Aunty Grace is one of the rare members of the family whose pictures are in the suitcase before her death—this symbolizes that, while she’s still living, she’s dead to her family. Aunty Grace is clearly disconnected from the rest of her family and community and untethered from their experiences, good and bad.
Aunty Grace has lived in London for almost fifty years. No one in the Woman’s family ever talked to her about Aunty Grace growing up, and the Woman is surprised when Aunty Grace seems to know everyone in the family, even those she hasn’t met, by name. The Woman’s father tells her that Aunty Grace is not really part of the family—she moved away and became haughty after marrying an Englishman. The Woman’s grandmother often talked resentfully about Aunty Grace’s departure.
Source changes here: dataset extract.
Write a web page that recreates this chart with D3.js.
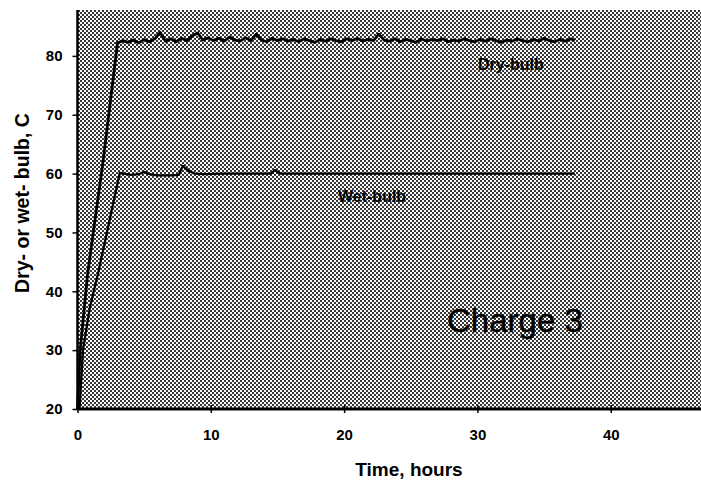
<!DOCTYPE html>
<html>
<head>
<meta charset="utf-8">
<script src="https://cdn.jsdelivr.net/npm/d3@7"></script>
<style>
  html, body { margin: 0; padding: 0; background: #fff; }
  svg { display: block; font-family: Arial, "Liberation Sans", sans-serif; }
</style>
</head>
<body>
<svg id="chart" width="701" height="483"></svg>
<script>
// Charge 3 - dry- and wet-bulb temperatures vs time
const xTicks = [0, 10, 20, 30, 40];
const yTicks = [20, 30, 40, 50, 60, 70, 80];

const dryHours = [0, 0.2, 0.76, 1.93, 3.0, 3.4, 3.8, 4.2, 4.6, 5.0, 5.4, 5.8, 6.2, 6.6, 7.0, 7.4, 7.8, 8.2, 8.6, 9.0,
  9.4, 9.8, 10.2, 10.6, 11.0, 11.4, 11.8, 12.2, 12.6, 13.0, 13.4, 13.8, 14.2, 14.6, 15.0, 15.4, 15.8, 16.2, 16.6, 17.0,
  17.4, 17.8, 18.2, 18.6, 19.0, 19.4, 19.8, 20.2, 20.6, 21.0, 21.4, 21.8, 22.2, 22.6, 23.0, 23.4, 23.8, 24.2, 24.6, 25.0,
  25.4, 25.8, 26.2, 26.6, 27.0, 27.4, 27.8, 28.2, 28.6, 29.0, 29.4, 29.8, 30.2, 30.6, 31.0, 31.4, 31.8, 32.2, 32.6, 33.0,
  33.4, 33.8, 34.2, 34.6, 35.0, 35.4, 35.8, 36.2, 36.6, 37.0, 37.3];
const dryTemp = [20, 30, 43, 62.3, 82.2, 82.6, 82.3, 82.7, 82.2, 82.8, 82.4, 82.9, 84.0, 82.5, 82.9, 82.4, 83.0, 82.6, 83.4, 83.9,
  82.7, 83.1, 82.6, 83.0, 82.5, 83.2, 82.7, 82.5, 83.1, 82.6, 83.7, 82.7, 82.4, 83.0, 82.6, 82.9, 82.5, 82.8, 82.4, 82.9,
  82.6, 82.3, 82.8, 82.5, 82.9, 82.6, 82.4, 82.9, 82.6, 83.0, 82.5, 82.8, 82.6, 83.7, 82.7, 82.5, 82.9, 82.4, 82.8, 82.6,
  82.3, 82.9, 82.5, 82.8, 82.6, 82.9, 82.4, 82.7, 82.5, 82.9, 82.6, 82.4, 82.8, 82.5, 82.9, 82.6, 82.3, 82.7, 82.5, 82.9,
  82.6, 82.4, 82.8, 82.5, 83.0, 82.6, 82.4, 82.8, 82.5, 82.9, 82.6];

const wetHours = [0.15, 0.41, 0.93, 1.55, 3.17, 3.5, 4.0, 4.6, 5.0, 5.4, 6.0, 7.0, 7.6, 7.9, 8.3, 8.8, 9.5, 11.0, 13.0,
  14.5, 14.8, 15.2, 17.0, 20.0, 23.0, 26.0, 29.0, 32.0, 35.0, 37.3];
const wetTemp = [20, 30, 37.3, 43.1, 60.1, 60.0, 59.8, 59.9, 60.3, 59.9, 59.7, 59.7, 59.8, 61.3, 60.5, 60.0, 59.9, 60.0, 60.0,
  60.0, 60.6, 60.0, 60.0, 60.0, 60.0, 60.0, 60.0, 60.0, 60.0, 60.0];

const seriesLabels = ['Dry-bulb', 'Wet-bulb'];
const chartNote = 'Charge 3';

const svg = d3.select('#chart');
const plot = { left: 77.5, right: 701, top: 10, bottom: 409 };

const x = d3.scaleLinear().domain([0, 46.77]).range([plot.left, plot.right]);
const y = d3.scaleLinear().domain([20, 87.8]).range([plot.bottom, plot.top]);

// dithered grey background like the scanned original
const defs = svg.append('defs');
const pat = defs.append('pattern')
  .attr('id', 'dither').attr('patternUnits', 'userSpaceOnUse')
  .attr('width', 4).attr('height', 4);
pat.append('rect').attr('width', 4).attr('height', 4).attr('fill', '#fbfbfb');
pat.append('rect').attr('x', 0).attr('y', 0).attr('width', 2).attr('height', 2).attr('fill', '#383838');
pat.append('rect').attr('x', 2).attr('y', 2).attr('width', 2).attr('height', 2).attr('fill', '#383838');

svg.append('rect')
  .attr('x', plot.left).attr('y', plot.top)
  .attr('width', plot.right - plot.left).attr('height', plot.bottom - plot.top)
  .attr('fill', 'url(#dither)');

// lines
const line = d3.line().x(d => x(d[0])).y(d => y(d[1]));
const dryData = dryHours.map((h, i) => [h, dryTemp[i]]);
const wetData = wetHours.map((h, i) => [h, wetTemp[i]]);

svg.append('path').datum(dryData).attr('d', line)
  .attr('fill', 'none').attr('stroke', '#000').attr('stroke-width', 2.8).attr('stroke-linejoin', 'round');
svg.append('path').datum(wetData).attr('d', line)
  .attr('fill', 'none').attr('stroke', '#000').attr('stroke-width', 2.3).attr('stroke-linejoin', 'round');

// axes
const yAxis = svg.append('g').attr('transform', `translate(${plot.left},0)`)
  .call(d3.axisLeft(y).tickValues(yTicks).tickSize(5).tickPadding(10).tickFormat(d3.format('d')));
yAxis.select('.domain').attr('d', `M0,${plot.top}V${plot.bottom}`).attr('stroke-width', 2.5);
yAxis.selectAll('.tick line').attr('stroke-width', 1.5);
yAxis.selectAll('.tick text').attr('font-size', 15).attr('font-weight', 'bold').attr('fill', '#000')
  .attr('font-family', 'Arial, "Liberation Sans", sans-serif');

const xAxis = svg.append('g').attr('transform', `translate(0,${plot.bottom})`)
  .call(d3.axisBottom(x).tickValues(xTicks).tickSize(4).tickPadding(16).tickFormat(d3.format('d')));
xAxis.select('.domain').attr('d', `M${plot.left},0H${plot.right}`).attr('stroke-width', 3);
xAxis.selectAll('.tick line').attr('y1', -4).attr('stroke-width', 1.5);
xAxis.selectAll('.tick text').attr('font-size', 15).attr('font-weight', 'bold').attr('fill', '#000')
  .attr('font-family', 'Arial, "Liberation Sans", sans-serif');

// axis titles
svg.append('text')
  .attr('x', 409).attr('y', 476)
  .attr('text-anchor', 'middle').attr('font-size', 19).attr('font-weight', 'bold')
  .text('Time, hours');

svg.append('text')
  .attr('transform', 'translate(29,203) rotate(-90)')
  .attr('text-anchor', 'middle').attr('font-size', 19.5).attr('font-weight', 'bold')
  .text('Dry- or wet- bulb, C');

// series labels + note
svg.append('text').attr('x', 478).attr('y', 70)
  .attr('font-size', 16).attr('font-weight', 'bold').text(seriesLabels[0]);
svg.append('text').attr('x', 338).attr('y', 202)
  .attr('font-size', 16).attr('font-weight', 'bold').text(seriesLabels[1]);
svg.append('text').attr('x', 447).attr('y', 332)
  .attr('font-size', 33).attr('stroke', '#000').attr('stroke-width', 0.4).text(chartNote);
</script>
</body>
</html>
It is clear that Aunty Grace’s marriage to an Englishman (an emotional abandonment) and her move to England (a physical abandonment) have taken their toll on the Woman’s family. The Woman’s father and grandmother always saw Aunty Grace as insufficiently proud of or devoted to her heritage. This marriage is perhaps even more loaded since the British colonized Australia in the first place, and now the family seems to think that Aunty identifies more with the British than with the indigenous community she comes from.
On the day of Aunty Grace’s departure, the Woman drives her to the airport. On the way, the Woman stops at the cemetery so that Aunty Grace can look at the fresh soil of Nana’s grave. Aunty Grace stands by the grave for a long while, then returns to the car, retrieves her suitcase, opens it up, and strews its contents all over the ground. She drags the empty suitcase back to the grave, sits down, and begins to cry for the first time since she has been visiting. The Woman fills her own suitcase with red earth, then she places the filled suitcase on top of the grave.
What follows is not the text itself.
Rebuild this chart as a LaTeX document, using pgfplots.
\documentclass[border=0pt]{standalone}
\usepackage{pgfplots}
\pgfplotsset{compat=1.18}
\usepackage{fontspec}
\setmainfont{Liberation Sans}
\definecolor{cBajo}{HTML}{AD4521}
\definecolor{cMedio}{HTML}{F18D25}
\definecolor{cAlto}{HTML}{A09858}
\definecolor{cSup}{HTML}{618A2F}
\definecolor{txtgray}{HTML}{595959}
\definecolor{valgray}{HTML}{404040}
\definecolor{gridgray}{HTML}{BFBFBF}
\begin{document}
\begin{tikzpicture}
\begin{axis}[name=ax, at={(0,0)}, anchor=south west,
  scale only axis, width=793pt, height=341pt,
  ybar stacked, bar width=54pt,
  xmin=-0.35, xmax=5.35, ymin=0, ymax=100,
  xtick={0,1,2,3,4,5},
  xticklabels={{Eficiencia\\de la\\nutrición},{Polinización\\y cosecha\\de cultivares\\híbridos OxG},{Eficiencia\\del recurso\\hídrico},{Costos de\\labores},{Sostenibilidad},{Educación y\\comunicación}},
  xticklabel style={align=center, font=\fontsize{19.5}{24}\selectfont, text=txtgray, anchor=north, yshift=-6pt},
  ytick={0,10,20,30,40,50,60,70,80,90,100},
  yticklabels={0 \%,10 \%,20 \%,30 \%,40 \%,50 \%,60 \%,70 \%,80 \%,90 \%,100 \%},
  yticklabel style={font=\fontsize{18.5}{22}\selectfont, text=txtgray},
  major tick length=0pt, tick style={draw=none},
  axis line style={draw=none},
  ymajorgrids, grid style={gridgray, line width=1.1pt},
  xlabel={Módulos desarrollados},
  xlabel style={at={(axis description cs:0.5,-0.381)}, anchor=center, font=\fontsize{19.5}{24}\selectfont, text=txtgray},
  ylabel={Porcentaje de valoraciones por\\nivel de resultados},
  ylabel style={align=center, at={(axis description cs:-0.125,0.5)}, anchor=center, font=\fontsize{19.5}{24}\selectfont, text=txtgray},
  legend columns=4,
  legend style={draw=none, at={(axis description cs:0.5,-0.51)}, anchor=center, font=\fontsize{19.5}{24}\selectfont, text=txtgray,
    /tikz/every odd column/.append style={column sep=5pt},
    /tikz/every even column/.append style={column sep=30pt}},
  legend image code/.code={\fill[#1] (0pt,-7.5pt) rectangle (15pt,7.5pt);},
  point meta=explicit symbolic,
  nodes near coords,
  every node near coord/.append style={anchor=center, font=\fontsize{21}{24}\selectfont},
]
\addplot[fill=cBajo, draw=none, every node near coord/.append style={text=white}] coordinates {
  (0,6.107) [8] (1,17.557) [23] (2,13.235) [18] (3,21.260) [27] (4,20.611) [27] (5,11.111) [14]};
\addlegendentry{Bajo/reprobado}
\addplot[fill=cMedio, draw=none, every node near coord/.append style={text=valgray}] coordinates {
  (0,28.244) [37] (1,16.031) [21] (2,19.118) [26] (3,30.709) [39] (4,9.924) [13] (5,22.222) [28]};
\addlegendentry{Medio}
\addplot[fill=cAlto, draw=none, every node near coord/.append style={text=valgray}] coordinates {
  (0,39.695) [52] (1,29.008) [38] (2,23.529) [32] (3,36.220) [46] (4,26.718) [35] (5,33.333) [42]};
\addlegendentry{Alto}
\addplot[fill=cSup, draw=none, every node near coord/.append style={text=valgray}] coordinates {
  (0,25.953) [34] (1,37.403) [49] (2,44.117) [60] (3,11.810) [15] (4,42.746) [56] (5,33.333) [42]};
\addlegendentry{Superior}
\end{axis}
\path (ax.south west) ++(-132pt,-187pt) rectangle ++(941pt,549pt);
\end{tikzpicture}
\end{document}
In this passage, Aunty Grace—an outsider who seemed to have severed her connections, emotional and physical, to her past—reveals herself to be in a great deal of grief and pain. Though Aunty Grace may have tried to numb herself to the suffering of her family and her people by removing herself from them, upon her return, she cannot detach herself any longer. Instead, she surrenders to her pain. The Woman symbolically fills the suitcase—an object which belongs simultaneously to her, her parents, and her Aunty Grace—with red earth to indicate her willingness to bear the suffering of her family alone.